My wife and I have led a Life Group teaching the Five Love Languages, and if you aren’t familiar with them, we would strongly encourage you to check out the book by Gary Chapman. Mr. Chapman theorizes that we all speak love in five unique and different languages, those being the following; words of affirmation, quality time, physical touch, gifts, and acts of service. While the book is directed specifically to marital relationships, it’s best to remember that these love languages can be used to speak love to everyone with whom you interact. Acts of service, in particular, can really help in building foundations of successful family life.
Acts of service is one of my favorite subjects to discuss, mostly because I like to debunk incorrect thoughts about it. One key situation that I’ve often encountered with acts of service is that sometimes people feel that a menial task is beneath them, and doesn’t require their time. Instead, they believe someone else should handle it. I’ve fallen prey to this very mindset, so I’m not placing myself upon a pedestal to be admired or emulated. I am, however, stating that having a mindset that any act of service is beneath you means that you are looking at a situation from a perspective that places you above another person, thus devaluing that person.
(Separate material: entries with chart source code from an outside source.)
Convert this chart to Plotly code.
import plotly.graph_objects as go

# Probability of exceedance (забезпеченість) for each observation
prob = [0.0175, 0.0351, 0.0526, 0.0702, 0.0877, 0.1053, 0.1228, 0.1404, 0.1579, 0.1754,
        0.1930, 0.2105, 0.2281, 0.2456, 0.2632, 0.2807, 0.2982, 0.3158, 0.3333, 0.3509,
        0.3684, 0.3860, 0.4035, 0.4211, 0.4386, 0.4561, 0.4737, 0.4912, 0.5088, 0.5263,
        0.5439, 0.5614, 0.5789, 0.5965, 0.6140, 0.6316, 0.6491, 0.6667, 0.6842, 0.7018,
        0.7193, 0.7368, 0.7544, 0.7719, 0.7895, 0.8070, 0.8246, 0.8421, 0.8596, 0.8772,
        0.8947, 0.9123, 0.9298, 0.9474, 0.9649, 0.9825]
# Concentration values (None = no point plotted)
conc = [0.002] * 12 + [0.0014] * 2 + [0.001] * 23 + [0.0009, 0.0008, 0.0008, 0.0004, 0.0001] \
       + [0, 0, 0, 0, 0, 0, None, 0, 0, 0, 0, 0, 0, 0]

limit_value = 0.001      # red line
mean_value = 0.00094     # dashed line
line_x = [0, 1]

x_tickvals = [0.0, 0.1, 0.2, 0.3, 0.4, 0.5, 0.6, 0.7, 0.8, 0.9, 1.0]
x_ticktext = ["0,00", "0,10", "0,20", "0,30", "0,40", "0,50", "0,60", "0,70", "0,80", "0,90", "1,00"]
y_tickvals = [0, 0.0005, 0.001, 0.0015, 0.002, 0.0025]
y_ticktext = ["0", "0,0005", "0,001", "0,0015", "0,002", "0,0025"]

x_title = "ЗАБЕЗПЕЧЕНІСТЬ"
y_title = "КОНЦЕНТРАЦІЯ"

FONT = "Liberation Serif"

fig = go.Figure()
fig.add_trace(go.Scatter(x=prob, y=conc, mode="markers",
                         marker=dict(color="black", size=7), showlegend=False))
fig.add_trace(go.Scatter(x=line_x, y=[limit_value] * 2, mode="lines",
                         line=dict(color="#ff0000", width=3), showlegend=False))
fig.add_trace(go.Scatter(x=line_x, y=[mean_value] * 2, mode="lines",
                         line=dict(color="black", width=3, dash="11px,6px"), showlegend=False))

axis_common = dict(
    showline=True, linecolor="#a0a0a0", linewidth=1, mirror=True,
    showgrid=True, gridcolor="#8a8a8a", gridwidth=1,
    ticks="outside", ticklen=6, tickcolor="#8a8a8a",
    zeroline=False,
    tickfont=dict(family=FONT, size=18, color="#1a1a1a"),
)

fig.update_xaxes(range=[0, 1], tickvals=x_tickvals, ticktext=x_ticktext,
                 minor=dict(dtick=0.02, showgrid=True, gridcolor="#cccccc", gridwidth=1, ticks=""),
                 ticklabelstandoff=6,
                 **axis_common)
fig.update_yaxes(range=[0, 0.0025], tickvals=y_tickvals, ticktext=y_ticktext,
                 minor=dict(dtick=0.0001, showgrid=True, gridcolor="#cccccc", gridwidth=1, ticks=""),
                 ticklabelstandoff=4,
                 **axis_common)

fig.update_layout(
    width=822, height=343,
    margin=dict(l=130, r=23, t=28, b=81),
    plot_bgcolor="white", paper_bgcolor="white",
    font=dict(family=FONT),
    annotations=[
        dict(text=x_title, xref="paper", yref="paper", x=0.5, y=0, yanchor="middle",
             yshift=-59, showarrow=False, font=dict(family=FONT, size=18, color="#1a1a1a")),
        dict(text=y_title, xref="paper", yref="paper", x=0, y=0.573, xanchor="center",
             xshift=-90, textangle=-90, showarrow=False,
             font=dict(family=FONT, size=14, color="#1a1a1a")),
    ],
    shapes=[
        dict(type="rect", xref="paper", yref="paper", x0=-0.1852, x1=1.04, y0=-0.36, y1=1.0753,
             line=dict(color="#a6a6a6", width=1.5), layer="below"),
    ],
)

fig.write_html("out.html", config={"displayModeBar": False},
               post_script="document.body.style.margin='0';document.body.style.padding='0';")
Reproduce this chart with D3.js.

I have a seven-year-old nephew named Damon, and he is such an amazing young boy. At a very early age, I started telling him about leadership and servanthood. Both are so interconnected and intertwined that they really are inseparable. We go through the following:
“Damon, what are you?
And what do leaders do?
So what do you do?
-Because I’m a leader.”
This act can be seen as corny, or a waste of time. However, here’s what I know: my nephew Damon will go out of his way to serve people. He will help open my wife’s car door and help her out of the car. Damon will offer to take trash from you and throw it away in the trash bin. He will bring you food and drink, and he will make you feel welcomed. Damon freely gives acts of service, and never complains about a task.
“Do everything without grumbling or arguing, so that you may become blameless and pure, ‘children of God without fault in a warped and crooked generation.’ Then you will shine among them like stars in the sky as you hold firmly to the word of life…” – Philippians 2:14-16
My nephew is living this passage out in his life, and he continues to grow in his calling as a leader. He is taking more and more responsibility as he gets older, and he never complains about what gets thrown his way. He welcomes and loves everyone he interacts with by serving them. As he continues on this path, he will build a strong foundation for his future family. He will also make an impact on the lives of the people with whom he interacts.
“Train up a child in the way he should go, and when he is old he will not depart from it.” – Proverbs 22:6
Becoming a parent forces you to disciple someone in this world, and happens to be a member of your own family. That’s why parenthood is such a blessing, because God has entrusted you to disciple a person whom He loves dearly. You have the ability to make an impact, not just on one life, but many other lives through your child. A successful way to do that is to teach them to enjoy acts of service, to be willing to volunteer to serve, and never look down on any acts of service.
“When He had finished washing their feet, He put on His clothes and returned to His place. ‘Do you understand what I have done for you?’ He asked them. ‘You call me Teacher and Lord and rightly so, for that is what I am. Now that I, your Lord and Teach, have washed your feet, you also should wash one another’s feet. I have set you an example that you should do as I have done for you. Very truly, I tell you, no servant is greater than his master, nor is a messenger greater than the one who sent him. Now that you know these things, you will be blessed if you do them.” – John 13:12-17
Jesus set the tone for how we should live a life full of acts of service. In Matthew 20:16, Jesus tells us that the first will be last and the last will be first. This passage shows a symbol of how those in leadership should always look to lift up those entrusted to their care. Always look for people and ways to serve. Never back down from asking someone if you can serve them in any way. Make it known that you value them, and see them as an individual person. You will show them an act of love when they so desperately need it.
The way to building a successful family foundation is to use acts of service as often as you can. Help to set an example by following the one Jesus gave us over 2000 years ago so that your family will see how to welcome other people into a family situation.